MACROBIO
. Scrittore latino, noto in generale, nel Medioevo, con questo solo nome, mentre consta che il suo cognome era Teodosio. Sappiamo che un M. fu nel 410 d. C. proconsole d'Africa, nel 422 praepositus sacri cubiculi; è quindi probabile che questo vir illustris abbia a identificarsi col nostro scrittore, il quale dovette fiorire nei primi decennî del 400. Neanche improbabile è ch'esso sia quel Teodosio, che è nominato come destinatario nella prefazione alle favole di Aviano. La sua patria si è supposta in Africa. Certo egli non è italico e neppure sembra greco di nascita, ma della lingua greca ha perfetta conoscenza. Di lui si conservano: 1. un commento al Somnium Scipionis ciceroniano; 2. un simposio: I Saturnali; 3. uno scritto grammaticale.

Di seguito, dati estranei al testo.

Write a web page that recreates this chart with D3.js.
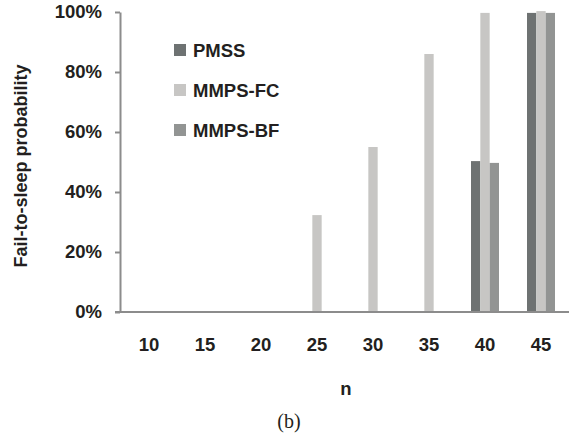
<!DOCTYPE html>
<html>
<head>
<meta charset="utf-8">
<script src="https://cdn.jsdelivr.net/npm/d3@7"></script>
<style>
  body { margin: 0; background: #fff; }
  svg text { font-family: "Liberation Sans", Arial, sans-serif; font-weight: bold; fill: #231f20; }
</style>
</head>
<body>
<script>
// data (percent)
var nValues = ["10", "15", "20", "25", "30", "35", "40", "45"];
var seriesNames = ["PMSS", "MMPS-FC", "MMPS-BF"];
var pmss   = [0, 0, 0, 0, 0, 0, 50.3, 99.7];
var mmpsFC = [0, 0, 0, 32.3, 55, 86, 99.7, 100.3];
var mmpsBF = [0, 0, 0, 0, 0, 0, 49.7, 99.7];
var yTicks = [0, 20, 40, 60, 80, 100];
var seriesColors = ["#6e7272", "#c7c6c4", "#929493"];

var width = 579, height = 435;
var margin = {left: 120, right: 10, top: 12, bottom: 123};

var svg = d3.select("body").append("svg")
    .attr("width", width)
    .attr("height", height);

var allSeries = [pmss, mmpsFC, mmpsBF];

var x0 = d3.scaleBand()//groups
    .domain(nValues)
    .range([margin.left + 1, width - margin.right])
    .paddingInner(0.5)
    .paddingOuter(0.25);
var x1 = d3.scaleBand()//bars inside a group
    .domain(seriesNames)
    .range([0, x0.bandwidth()]);
var y = d3.scaleLinear()
    .domain([0, 100])
    .range([height - margin.bottom, margin.top]);

// bars
seriesNames.forEach(function (s, i) {
    var rows = allSeries[i].map(function (v, j) { return {n: nValues[j], v: v}; })
        .filter(function (d) { return d.v > 0; });//nothing drawn for 0%
    svg.append("g")
        .selectAll("rect")
        .data(rows)
        .enter().append("rect")
        .attr("x", function (d) { return x0(d.n) + x1(s); })
        .attr("y", function (d) { return y(d.v); })
        .attr("width", x1.bandwidth())
        .attr("height", function (d) { return y(0) - y(d.v); })
        .attr("fill", seriesColors[i]);
});

// y axis
var yAxis = d3.axisLeft(y)
    .tickValues(yTicks)
    .tickSize(5)
    .tickSizeOuter(0)
    .tickPadding(13)
    .tickFormat(function (d) { return d + "%"; });
var gy = svg.append("g")
    .attr("transform", "translate(" + margin.left + ",0)")
    .call(yAxis);
gy.select(".domain").attr("stroke", "#8c8c8c").attr("stroke-width", 2);
gy.selectAll(".tick line").attr("stroke", "#8c8c8c").attr("stroke-width", 2);
gy.selectAll("text").style("font-size", "18.5px");

// x axis
var xAxis = d3.axisBottom(x0)
    .tickSize(0)
    .tickPadding(26);
var gx = svg.append("g")
    .attr("transform", "translate(0," + y(0) + ")")
    .call(xAxis);
gx.select(".domain").remove();
gx.selectAll("text").style("font-size", "18.5px");
gx.append("line")
    .attr("x1", margin.left - 5)
    .attr("x2", width - margin.right)
    .attr("stroke", "#8c8c8c")
    .attr("stroke-width", 2);

// axis titles
svg.append("text")
    .attr("x", (x0.range()[0] + x0.range()[1]) / 2 + 1)
    .attr("y", 395)
    .attr("text-anchor", "middle")
    .style("font-size", "18.5px")
    .text("n");
svg.append("text")
    .attr("transform", "translate(27," + 166 + ") rotate(-90)")
    .attr("text-anchor", "middle")
    .style("font-size", "18px")
    .text("Fail-to-sleep probability");

// caption
svg.append("text")
    .attr("x", 289)
    .attr("y", 428)
    .attr("text-anchor", "middle")
    .style("font-family", "'Liberation Serif', 'Times New Roman', serif")
    .style("font-weight", "normal")
    .style("font-size", "20px")
    .text("(b)");

// legend
var legend = svg.append("g").attr("transform", "translate(174,50)");
seriesNames.forEach(function (s, i) {
    var row = legend.append("g").attr("transform", "translate(0," + (i * 40) + ")");
    row.append("rect")
        .attr("x", 0).attr("y", -6)
        .attr("width", 12).attr("height", 12)
        .attr("fill", seriesColors[i]);
    row.append("text")
        .attr("x", 19).attr("y", 7)
        .style("font-size", "18.5px")
        .text(s);
});
</script>
</body>
</html>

Il commento al Somnium Scipionis, in due parti, è dedicato dall'autore al figlio Eustachio. L'esegesi ciceroniana dà a lui l'occasione di profondere una dottrina, che è più o meno connessa all'argomento trattato. Le teorie sul microcosmo e sul macrocosmo platoniche, aristoteliche, pitagoriche, ecc., formano il substrato dell'opera; e il continuo riferimento al Timeo ha indotto i critici ad investigare se M. avesse direttamente attinto a quest'opera o a un commento di essa. Ne risultò il sospetto che egli avesse seguito piuttosto il commento di Porfirio o in originale o in una fonte latina intermedia e che si fosse servito anche delle Quaestiones vergilianae attribuite a Mario Vittorino.

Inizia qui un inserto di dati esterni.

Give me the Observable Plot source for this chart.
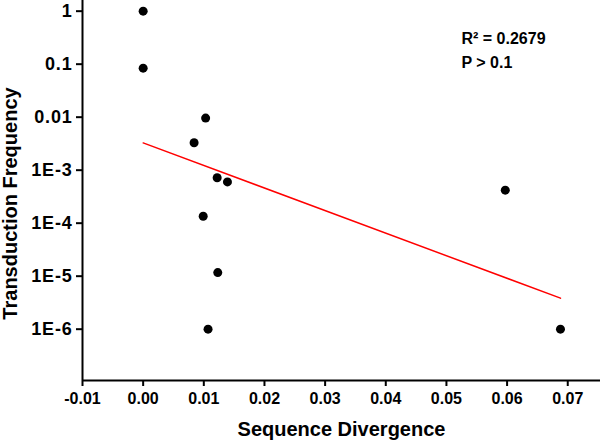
<!DOCTYPE html>
<html>
<head>
<meta charset="utf-8">
<script src="https://cdn.jsdelivr.net/npm/d3@7"></script>
<script src="https://cdn.jsdelivr.net/npm/@observablehq/plot@0.6"></script>
<style>
  html, body { margin: 0; padding: 0; background: #fff; }
  svg { display: block; }
</style>
</head>
<body>
<div id="chart"></div>
<script>
// Data points (sequence divergence, transduction frequency)
const divergence = [0.0000, 0.0000, 0.0103, 0.0084, 0.0122, 0.0139, 0.0099, 0.0123, 0.0107, 0.0597, 0.0688];
const frequency  = [1.0, 0.084, 0.0096, 0.0033, 7.2e-4, 6.0e-4, 1.35e-4, 1.17e-5, 1.0e-6, 4.2e-4, 1.0e-6];

// Regression line endpoints
const fitX = [0.0, 0.0688];
const fitY = [3.27e-3, 3.85e-6];

// Tick values and labels
const xTicks = [-0.01, 0.00, 0.01, 0.02, 0.03, 0.04, 0.05, 0.06, 0.07];
const yTicks = [1, 0.1, 0.01, 1e-3, 1e-4, 1e-5, 1e-6];
const yTickLabels = ["1", "0.1", "0.01", "1E-3", "1E-4", "1E-5", "1E-6"];

const xTitle = "Sequence Divergence";
const yTitle = "Transduction Frequency";
const statLines = ["R\u00B2 = 0.2679", "P > 0.1"];

const points = divergence.map((d, i) => ({x: d, y: frequency[i]}));
const fit = fitX.map((d, i) => ({x: d, y: fitY[i]}));

const xDomain = [-0.01, 0.0754];
const yDomain = [1.076e-7, 1.59];

const chart = Plot.plot({
  width: 600,
  height: 447,
  marginLeft: 82,
  marginRight: 0,
  marginTop: 0,
  marginBottom: 67,
  style: {fontFamily: "'Liberation Sans', Arial, sans-serif", fontWeight: "bold", color: "#000", background: "#fff"},
  x: {domain: xDomain},
  y: {type: "log", domain: yDomain},
  marks: [
    Plot.axisX({ticks: xTicks, tickFormat: d => d.toFixed(2), tickSize: 6, tickPadding: 6, strokeWidth: 2, fontSize: 16, label: null}),
    Plot.axisY({ticks: yTicks, tickFormat: d => yTickLabels[yTicks.indexOf(d)], tickSize: 6, tickPadding: 4, strokeWidth: 2, fontSize: 18, label: null, className: "yax"}),
    Plot.ruleX([xDomain[0]], {stroke: "#000", strokeWidth: 2}),
    Plot.ruleY([yDomain[0]], {stroke: "#000", strokeWidth: 2}),
    Plot.line(fit, {x: "x", y: "y", stroke: "#ff0000", strokeWidth: 1.5}),
    Plot.dot(points, {x: "x", y: "y", r: 4.5, fill: "#000", stroke: "none"}),
    Plot.text([yTitle], {frameAnchor: "left", textAnchor: "middle", dx: -72, dy: 13, rotate: -90, fontSize: 20, fill: "#000", text: d => d}),
    Plot.text([xTitle], {frameAnchor: "bottom", dy: 55, fontSize: 20, fill: "#000", text: d => d}),
    Plot.text([statLines[0]], {frameAnchor: "top-left", dx: 379, dy: 32, textAnchor: "start", fontSize: 16, fill: "#000", text: d => d}),
    Plot.text([statLines[1]], {frameAnchor: "top-left", dx: 379, dy: 56, textAnchor: "start", fontSize: 16, fill: "#000", text: d => d})
  ]
});
chart.querySelectorAll("g[aria-label='y-axis tick label'] text").forEach(t => t.setAttribute("letter-spacing", "0.8"));
document.getElementById("chart").appendChild(chart);
</script>
</body>
</html>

I Saturnali rappresentano l'ultimo esempio d'un genere letterario, il simposiaco, che s'inizia con Platone. L'opera è divisa in 7 libri ed è dedicata anch'essa da Macrobio al figlio Eustachio. Sono dialoghi che l'autore suppone avvenuti fra persone colte durante i banchetti dei Saturnali e contengono notizie peregrine sui più svariati argomenti e citazioni di opere altrimenti ignorate.
La prima questione è quando può dirsi che incomincino i Saturnali; tra gli altri argomenti sono trattati: origine e uso della praetexta; origine e antichità dei Saturnali; del tempio di Saturno; del dio Giano; che non si deve disprezzare la condizione degli schiavi; della divisione dell'anno per opera di Romolo, di Numa; delle correzioni fatte in proposito da Cesare e da Augusto, delle Calende, delle Idi e delle None; che tutti gli dei sono ipostasi del sole; facezie e parole di spirito di diversi personaggi; precetti platonici sull'uso del vino; del lusso e dell'intemperanza di Quinto Ortensio; della predilezione che nel passato si ebbe per i pesci; delle leggi istituite dagli antichi Romani contro il lusso; delle specie diverse delle noci, delle mele e delle pere; in quale momento del pasto si debba filosofare; dei diversi generi del sarcasmo; che un nutrimento semplice è da preferire a uno complesso ed il contrario, che il vino per sua natura è più freddo che caldo, ecc. L'ultima questione è se l'uovo preceda la gallina o viceversa. Una questione del libro primo e i libri 3-6 sono dedicati allo studio dei caratteri e dei pregi delle opere virgiliane.
Lo stesso M. non pretende d'essere originale, anzi confessa di aver messo insieme i suoi Saturnali valendosi di opere di altri. Sue fonti principali furono naturalmente le Notti attiche di Aulo Gellio ed i Problemi simposiaci di Plutarco. Ma molte altre opere greche direttamente o indirettamente, molte altre opere latine consultò e utilizzò. È naturale che per la critica virgiliana si valesse dei commenti a Virgilio, specialmente di quello di Elio Donato.
Lo scritto grammaticale tratta della differenza e concordanza del verbo nel greco e nel latino. Ciò che riguarda il verbo greco concorda in gran parte col ‛Ρηματικόν di Apollonio Discolo, di cui M. può essersi valso direttamente o piuttosto in una rielaborazione tardiva. Ma fu pure pensato che fonte di M. fosse il Περὶ τῆς παρὰ ‛Πωμαίων ἀναλογίας di Didimo, in cui il greco e il latino erano insieme comparati. Tra i grammatici latini egli si valse di Probo.
Edizione di F. Eyssenhardt, Lipsia.
Bibl.: M. Schanz, Geschichte der röm. Litt., IV, ii, Monaco 1914, p. 1092; W.S. Teuffel, Geschichte der röm. Litt., III, 6ª ed., Lipsia 1913, par. 444; Sandys, A hist. of class scholarship, 2ª ed., p. 237 segg.; Wessner, in Pauly-Wissowa, Real-Encycl., XIV, col. 170 segg.